____ SUPPLIED MATERIAL

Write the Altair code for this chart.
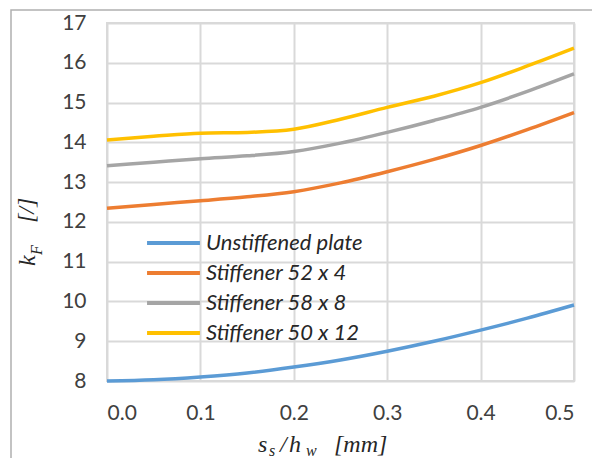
import altair as alt
import pandas as pd

x_vals = [0.0, 0.05, 0.1, 0.15, 0.2, 0.25, 0.3, 0.35, 0.4, 0.45, 0.5]
series_names = ["Unstiffened plate", "Stiffener 52 x 4", "Stiffener 58 x 8", "Stiffener 50 x 12"]
unstiffened = [8.00, 8.03, 8.10, 8.20, 8.35, 8.53, 8.75, 9.00, 9.28, 9.58, 9.91]
stiff_52x4 = [12.34, 12.44, 12.53, 12.63, 12.76, 12.98, 13.26, 13.57, 13.92, 14.32, 14.75]
stiff_58x8 = [13.41, 13.50, 13.59, 13.66, 13.77, 13.98, 14.25, 14.55, 14.88, 15.28, 15.72]
stiff_50x12 = [14.06, 14.15, 14.23, 14.25, 14.33, 14.58, 14.88, 15.16, 15.50, 15.92, 16.37]
colors = ["#5b9bd5", "#ed7d31", "#a5a5a5", "#ffc000"]
y_ticks = [8, 9, 10, 11, 12, 13, 14, 15, 16, 17]
x_ticks = [0.0, 0.1, 0.2, 0.3, 0.4, 0.5]

rows = []
for name, vals in zip(series_names, [unstiffened, stiff_52x4, stiff_58x8, stiff_50x12]):
    for xv, yv in zip(x_vals, vals):
        rows.append({"x": xv, "k": yv, "series": name})
df = pd.DataFrame(rows)

W, H = 467, 358

lines = alt.Chart(df).mark_line(strokeWidth=3.5, interpolate="monotone").encode(
    x=alt.X("x:Q", scale=alt.Scale(domain=[0, 0.5], nice=False),
            axis=alt.Axis(values=x_ticks, format=".1f", title=None, labelPadding=21)),
    y=alt.Y("k:Q", scale=alt.Scale(domain=[8, 17], nice=False, zero=False),
            axis=alt.Axis(values=y_ticks, title=None, labelPadding=21)),
    color=alt.Color("series:N", scale=alt.Scale(domain=series_names, range=colors),
                    sort=series_names,
                    legend=alt.Legend(title=None, orient="none", legendX=38, legendY=205,
                                      symbolType="stroke", symbolSize=2800, symbolStrokeWidth=4,
                                      labelFont="Lato", labelFontStyle="italic", labelFontSize=22,
                                      labelColor="#262626", labelOffset=4, rowPadding=0,
                                      clipHeight=30)),
)

serif = "Liberation Serif"
title_parts = pd.DataFrame([
    {"t": "s", "px": 151, "py": 429, "fs": 24},
    {"t": "s", "px": 162, "py": 433, "fs": 16},
    {"t": "/", "px": 173, "py": 429, "fs": 24},
    {"t": "h", "px": 182, "py": 429, "fs": 24},
    {"t": "w", "px": 199, "py": 433, "fs": 16},
    {"t": "[mm]", "px": 227, "py": 429, "fs": 24},
])

def part(t, px, py, fs, angle=0):
    return alt.Chart(pd.DataFrame({"t": [t]})).mark_text(
        font=serif, fontStyle="italic", fontSize=fs, align="left", baseline="alphabetic",
        color="#262626", angle=angle
    ).encode(text="t:N", x=alt.value(px), y=alt.value(py))

xt = [part(r.t, r.px, r.py, r.fs) for r in title_parts.itertuples()]
yt = [
    part("k", -72, 243, 24, 270),
    part("F", -65, 232, 16, 270),
    part("[/]", -73, 200, 24, 270),
]

border = alt.Chart(pd.DataFrame({"a": [0]})).mark_rect(
    fill=None, stroke="#b0b0b0", strokeWidth=1.5
).encode(x=alt.value(-96), x2=alt.value(700), y=alt.value(-13), y2=alt.value(600))

chart = alt.layer(border, lines, *xt, *yt).properties(
    width=W, height=H,
    autosize=alt.AutoSizeParams(type="none"),
    padding={"left": 99, "top": 15, "right": 18, "bottom": 77},
).configure_view(stroke="#d9d9d9", strokeWidth=2).configure_axis(
    grid=True, gridColor="#d9d9d9", gridWidth=2, domain=False, ticks=False,
    labelFont="Lato", labelFontSize=21, labelColor="#404040",
).configure_axisY(labelBaseline="middle")

chart.save("out.html", embed_options={"renderer": "svg", "actions": False})
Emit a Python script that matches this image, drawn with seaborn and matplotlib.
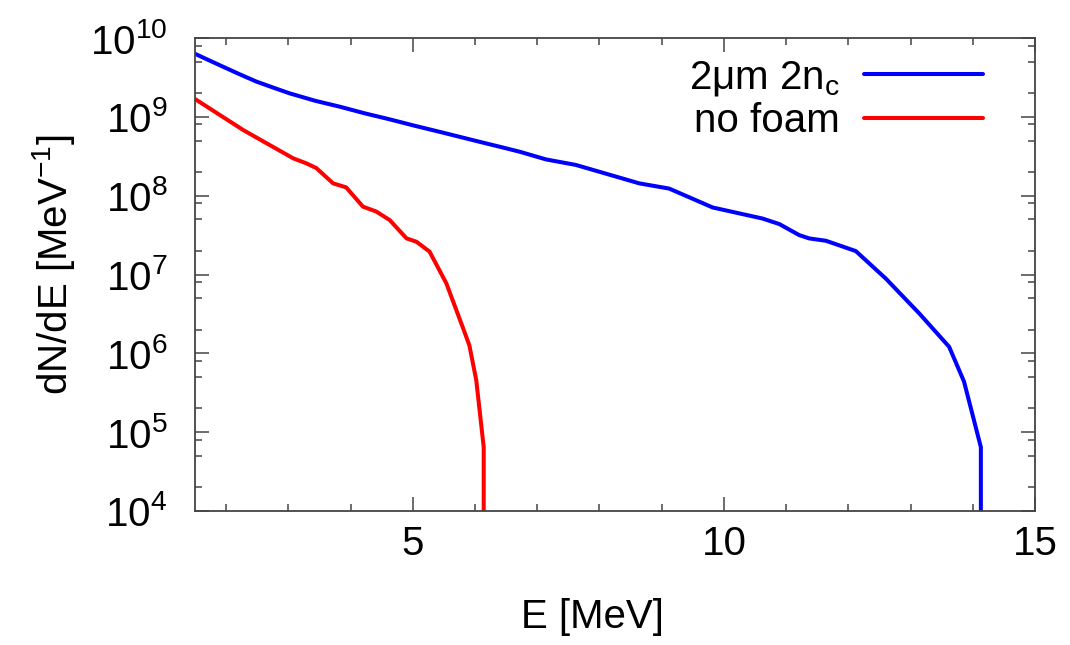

________

→ SHORT EXERCISE
From the listing above, print every entry precisely and drop the pictures.

→ ANSWER TO THE TASK
Write the Altair code for this chart.
import altair as alt
import pandas as pd

x_vals = [0.0, 0.05, 0.1, 0.15, 0.2, 0.25, 0.3, 0.35, 0.4, 0.45, 0.5]
series_names = ["Unstiffened plate", "Stiffener 52 x 4", "Stiffener 58 x 8", "Stiffener 50 x 12"]
unstiffened = [8.00, 8.03, 8.10, 8.20, 8.35, 8.53, 8.75, 9.00, 9.28, 9.58, 9.91]
stiff_52x4 = [12.34, 12.44, 12.53, 12.63, 12.76, 12.98, 13.26, 13.57, 13.92, 14.32, 14.75]
stiff_58x8 = [13.41, 13.50, 13.59, 13.66, 13.77, 13.98, 14.25, 14.55, 14.88, 15.28, 15.72]
stiff_50x12 = [14.06, 14.15, 14.23, 14.25, 14.33, 14.58, 14.88, 15.16, 15.50, 15.92, 16.37]
colors = ["#5b9bd5", "#ed7d31", "#a5a5a5", "#ffc000"]
y_ticks = [8, 9, 10, 11, 12, 13, 14, 15, 16, 17]
x_ticks = [0.0, 0.1, 0.2, 0.3, 0.4, 0.5]

rows = []
for name, vals in zip(series_names, [unstiffened, stiff_52x4, stiff_58x8, stiff_50x12]):
    for xv, yv in zip(x_vals, vals):
        rows.append({"x": xv, "k": yv, "series": name})
df = pd.DataFrame(rows)

W, H = 467, 358

lines = alt.Chart(df).mark_line(strokeWidth=3.5, interpolate="monotone").encode(
    x=alt.X("x:Q", scale=alt.Scale(domain=[0, 0.5], nice=False),
            axis=alt.Axis(values=x_ticks, format=".1f", title=None, labelPadding=21)),
    y=alt.Y("k:Q", scale=alt.Scale(domain=[8, 17], nice=False, zero=False),
            axis=alt.Axis(values=y_ticks, title=None, labelPadding=21)),
    color=alt.Color("series:N", scale=alt.Scale(domain=series_names, range=colors),
                    sort=series_names,
                    legend=alt.Legend(title=None, orient="none", legendX=38, legendY=205,
                                      symbolType="stroke", symbolSize=2800, symbolStrokeWidth=4,
                                      labelFont="Lato", labelFontStyle="italic", labelFontSize=22,
                                      labelColor="#262626", labelOffset=4, rowPadding=0,
                                      clipHeight=30)),
)

serif = "Liberation Serif"
title_parts = pd.DataFrame([
    {"t": "s", "px": 151, "py": 429, "fs": 24},
    {"t": "s", "px": 162, "py": 433, "fs": 16},
    {"t": "/", "px": 173, "py": 429, "fs": 24},
    {"t": "h", "px": 182, "py": 429, "fs": 24},
    {"t": "w", "px": 199, "py": 433, "fs": 16},
    {"t": "[mm]", "px": 227, "py": 429, "fs": 24},
])

def part(t, px, py, fs, angle=0):
    return alt.Chart(pd.DataFrame({"t": [t]})).mark_text(
        font=serif, fontStyle="italic", fontSize=fs, align="left", baseline="alphabetic",
        color="#262626", angle=angle
    ).encode(text="t:N", x=alt.value(px), y=alt.value(py))

xt = [part(r.t, r.px, r.py, r.fs) for r in title_parts.itertuples()]
yt = [
    part("k", -72, 243, 24, 270),
    part("F", -65, 232, 16, 270),
    part("[/]", -73, 200, 24, 270),
]

border = alt.Chart(pd.DataFrame({"a": [0]})).mark_rect(
    fill=None, stroke="#b0b0b0", strokeWidth=1.5
).encode(x=alt.value(-96), x2=alt.value(700), y=alt.value(-13), y2=alt.value(600))

chart = alt.layer(border, lines, *xt, *yt).properties(
    width=W, height=H,
    autosize=alt.AutoSizeParams(type="none"),
    padding={"left": 99, "top": 15, "right": 18, "bottom": 77},
).configure_view(stroke="#d9d9d9", strokeWidth=2).configure_axis(
    grid=True, gridColor="#d9d9d9", gridWidth=2, domain=False, ticks=False,
    labelFont="Lato", labelFontSize=21, labelColor="#404040",
).configure_axisY(labelBaseline="middle")

chart.save("out.html", embed_options={"renderer": "svg", "actions": False})
Emit a Python script that matches this image, drawn with seaborn and matplotlib.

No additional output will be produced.